Understand your data usage

Audit and report on your data for regulatory, tracking, and monetization requirements.

Gain clear insight into data authorization and access patterns

A critical part of governance is visibility. The Okera Audit Engine allows you to quickly determine what data any particular person can access and who has access to a particular data asset. This allows you to confidently scale the usage of your data lake, knowing that proper governance will always be in place.

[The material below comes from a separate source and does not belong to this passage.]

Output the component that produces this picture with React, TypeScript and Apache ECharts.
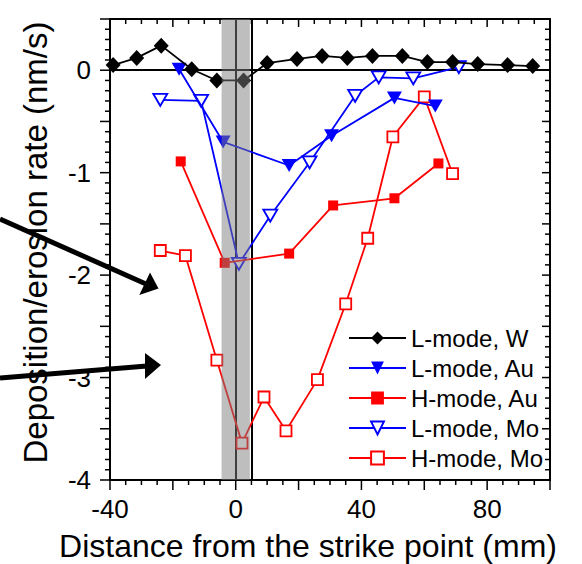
import React, { useEffect, useRef } from "react";
import * as echarts from "echarts";

// Distance from strike point (mm) and deposition/erosion rate (nm/s)
const lW_x = [-39, -31.5, -23.7, -14, -6, 2.5, 10, 19.5, 27.5, 35.5, 43.5, 53, 61, 69, 77, 86.5, 94.5];
const lW_y = [0.05, 0.12, 0.24, 0.01, -0.1, -0.1, 0.07, 0.11, 0.14, 0.12, 0.14, 0.14, 0.08, 0.08, 0.06, 0.05, 0.04];

const lAu_x = [-18, -4, 17, 30.5, 50.5, 63.5];
const lAu_y = [0.01, -0.7, -0.93, -0.64, -0.27, -0.35];

const hAu_x = [-17.5, -3.5, 17, 31, 50.5, 64.5];
const hAu_y = [-0.89, -1.88, -1.79, -1.32, -1.25, -0.91];

const lMo_x = [-24, -11, 1, 11, 23.5, 38, 45.5, 56.5, 71];
const lMo_y = [-0.29, -0.3, -1.89, -1.42, -0.9, -0.25, -0.07, -0.08, 0.03];

const hMo_x = [-24, -16, -6, 2, 9, 16, 26, 35, 42, 50, 60, 69];
const hMo_y = [-1.76, -1.81, -2.83, -3.64, -3.19, -3.52, -3.02, -2.28, -1.64, -0.65, -0.26, -1.01];

const seriesNames = ["L-mode, W", "L-mode, Au", "H-mode, Au", "L-mode, Mo", "H-mode, Mo"];
const xLabelValues = [-40, 0, 40, 80];
const yLabelValues = [-4, -3, -2, -1, 0];
const shadedBand = [-4.5, 4.5];
const refLinesX = [0, 5];

// Axis ranges and tick steps
const X_MIN = -40, X_MAX = 100, X_MAJOR = 20, X_MINOR = 5;
const Y_MIN = -4, Y_MAX = 0.5, Y_MAJOR = 0.5, Y_MINOR = 0.1;

const pairs = (xs: number[], ys: number[]) => xs.map((x, i) => [x, ys[i]]);

function tickValues(min: number, max: number, minor: number, major: number) {
  const out: number[][] = [];
  const n = Math.round((max - min) / minor);
  for (let i = 0; i <= n; i++) {
    const v = +(min + i * minor).toFixed(6);
    const isMajor = Math.abs(v / major - Math.round(v / major)) < 1e-6 ? 1 : 0;
    out.push([v, isMajor]);
  }
  return out;
}

const FONT = "'Liberation Sans', Arial, sans-serif";

export default function App() {
  const ref = useRef<HTMLDivElement>(null);
  useEffect(() => {
    const chart = echarts.init(ref.current!, null, { renderer: "svg" });
    const axisLine = { show: true, onZero: false, lineStyle: { color: "#000", width: 2 } };

    chart.setOption({
      animation: false,
      backgroundColor: "#fff",
      grid: { left: 110, right: 32, top: 19, bottom: 84, containLabel: false, outerBoundsMode: "none" },
      xAxis: [
        {
          type: "value",
          position: "bottom",
          min: X_MIN,
          max: X_MAX,
          interval: X_MAJOR,
          splitLine: { show: false },
          axisLine,
          axisTick: { show: false },
          axisLabel: {
            formatter: (v: number) => (xLabelValues.some((t) => Math.abs(t - v) < 1e-6) ? String(Math.round(v)) : ""),
            fontSize: 26,
            color: "#000",
            fontFamily: FONT,
            margin: 16,
          },
          name: "Distance from the strike point (mm)",
          nameLocation: "middle",
          nameGap: 51,
          nameTextStyle: { fontSize: 32, lineHeight: 30, color: "#000", fontFamily: FONT, padding: [0, 44, 0, 0] },
        },
        {
          type: "value",
          position: "top",
          min: X_MIN,
          max: X_MAX,
          interval: X_MAJOR,
          splitLine: { show: false },
          axisLine,
          axisTick: { show: false },
          axisLabel: { show: false },
        },
      ],
      yAxis: [
        {
          type: "value",
          position: "left",
          min: Y_MIN,
          max: Y_MAX,
          interval: Y_MAJOR,
          splitLine: { show: false },
          axisLine,
          axisTick: { show: false },
          axisLabel: {
            formatter: (v: number) => (yLabelValues.some((t) => Math.abs(t - v) < 1e-6) ? String(Math.round(v)) : ""),
            fontSize: 26,
            color: "#000",
            fontFamily: FONT,
            margin: 19,
          },
          name: "Deposition/erosion rate (nm/s)",
          nameLocation: "middle",
          nameGap: 58,
          nameTextStyle: { fontSize: 33, color: "#000", fontFamily: FONT, padding: [0, 0, 0, 14] },
        },
        {
          type: "value",
          position: "right",
          min: Y_MIN,
          max: Y_MAX,
          interval: Y_MAJOR,
          splitLine: { show: false },
          axisLine,
          axisTick: { show: false },
          axisLabel: { show: false },
        },
      ],
      legend: {
        orient: "vertical",
        left: 343,
        top: 321,
        itemWidth: 57,
        itemHeight: 16,
        itemGap: 6,
        selectedMode: false,
        data: seriesNames,
        textStyle: { fontSize: 24, color: "#000", fontFamily: FONT },
      },
      series: [
        {
          type: "line",
          data: [],
          silent: true,
          markLine: {
            silent: true,
            z: 1,
            symbol: ["none", "none"],
            label: { show: false },
            lineStyle: { color: "#000", width: 2, type: "solid" },
            data: [...refLinesX.map((x) => ({ xAxis: x })), { yAxis: 0 }],
          },
        },
        {
          name: seriesNames[4],
          type: "line",
          data: pairs(hMo_x, hMo_y),
          color: "#ff0000",
          symbol: "rect",
          symbolSize: 11,
          itemStyle: { color: "#fff", borderColor: "#ff0000", borderWidth: 1.8 },
          lineStyle: { color: "#ff0000", width: 1.8 },
          z: 2,
        },
        {
          name: seriesNames[3],
          type: "line",
          data: pairs(lMo_x, lMo_y),
          color: "#0000ff",
          symbol: "triangle",
          symbolRotate: 180,
          symbolSize: [14, 12],
          itemStyle: { color: "#fff", borderColor: "#0000ff", borderWidth: 1.8 },
          lineStyle: { color: "#0000ff", width: 1.8 },
          z: 3,
        },
        {
          name: seriesNames[2],
          type: "line",
          data: pairs(hAu_x, hAu_y),
          color: "#ff0000",
          symbol: "rect",
          symbolSize: 10,
          itemStyle: { color: "#ff0000" },
          lineStyle: { color: "#ff0000", width: 1.8 },
          z: 4,
        },
        {
          name: seriesNames[1],
          type: "line",
          data: pairs(lAu_x, lAu_y),
          color: "#0000ff",
          symbol: "triangle",
          symbolRotate: 180,
          symbolSize: [15, 13],
          itemStyle: { color: "#0000ff" },
          lineStyle: { color: "#0000ff", width: 1.8 },
          z: 5,
        },
        {
          name: seriesNames[0],
          type: "line",
          data: pairs(lW_x, lW_y),
          color: "#000",
          symbol: "diamond",
          symbolSize: [15, 16],
          itemStyle: { color: "#000" },
          lineStyle: { color: "#000", width: 1.8 },
          z: 6,
        },
        {
          type: "line",
          data: [],
          silent: true,
          markArea: {
            silent: true,
            z: 10,
            itemStyle: { color: "rgba(125,125,125,0.5)" },
            data: [[{ xAxis: shadedBand[0] }, { xAxis: shadedBand[1] }]],
          },
        },
      ],
    });

    // Axis ticks placed through the chart's own scales
    const px = (v: number) => chart.convertToPixel({ xAxisIndex: 0 }, v) as number;
    const py = (v: number) => chart.convertToPixel({ yAxisIndex: 0 }, v) as number;
    const left = px(X_MIN), right = px(X_MAX), top = py(Y_MAX), bottom = py(Y_MIN);
    const tickStyle = { stroke: "#000", lineWidth: 1.5 };
    const ticks: any[] = [];
    tickValues(X_MIN, X_MAX, X_MINOR, X_MAJOR).forEach(([v, m]) => {
      const x = px(v);
      ticks.push({ type: "line", silent: true, shape: { x1: x, y1: bottom, x2: x, y2: bottom + (m ? 10 : 5) }, style: { ...tickStyle } });
      ticks.push({ type: "line", silent: true, shape: { x1: x, y1: top, x2: x, y2: top + (m ? 8 : 5) }, style: { ...tickStyle } });
    });
    tickValues(Y_MIN, Y_MAX, Y_MINOR, Y_MAJOR).forEach(([v, m]) => {
      const y = py(v);
      ticks.push({ type: "line", silent: true, shape: { x1: left, y1: y, x2: left - (m ? 10 : 5), y2: y }, style: { ...tickStyle } });
      ticks.push({ type: "line", silent: true, shape: { x1: right, y1: y, x2: right - (m ? 8 : 5), y2: y }, style: { ...tickStyle } });
    });

    chart.setOption({
      graphic: [
        { type: "line", shape: { x1: 0, y1: 219, x2: 146, y2: 284 }, style: { stroke: "#000", lineWidth: 5 } },
        { type: "polygon", shape: { points: [[158.5, 288.5], [150, 272.5], [139.3, 295]] }, style: { fill: "#000" } },
        { type: "line", shape: { x1: 0, y1: 378, x2: 147, y2: 366 }, style: { stroke: "#000", lineWidth: 5 } },
        { type: "polygon", shape: { points: [[161, 365], [145, 353], [145, 379]] }, style: { fill: "#000" } },
        ...ticks,
      ],
    });
    return () => chart.dispose();
  }, []);
  return (
    <div
      ref={ref}
      style={{ position: "fixed", left: 0, top: 0, width: 582, height: 564, background: "#fff" }}
    />
  );
}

Rich, Consistent Visibility

Okera provides a consistent (across tools), highly detailed audit log for all access requests to provide visibility to data lake access. The audit captures user context, the catalog object being accessed, the columns within the object being accessed and any (row) filters that have been applied to the request. This level of detail and granularity can be used to answer many usage and compliance questions.

Answer Data Auditing Questions

Detailed auditing to understand how data is being consumed and automatically detect properties of the data, such as whether or not the data contains personally identifiable information (PII). Data lake owners can answer questions such as:

  • Which users have accidentally accessed PII data?
  • How much of the data lake is properly cataloged?
  • Which tools are accessing the lake and how much did they read?

Out-of-the-box reports

ODAP provides out of box reports that are built into the Web UI. These answers common usage questions such as:

  • Number of queries over time
  • Number of queries by technology (e.g. Apache Hive vs. Apache Spark vs. Python)
  • Number of queries by dataset
  • Top users

Custom analytics

Okera exposes audit activity as datasets that can be queried and analyzed using any kind of analytics tool. You can use it to model user and dataset access behavior over time, integrate with Microsoft Active Directory to understand usage across business units, or join with catalog metadata such as tags.

Integration with log management tools

The audit data is persisted as JSON log files, which can then be integrated with any existing log management solution such as Splunk or with custom processing engines such as AWS Lambda. This can be used to build real time dashboards or integrated with existing workflows.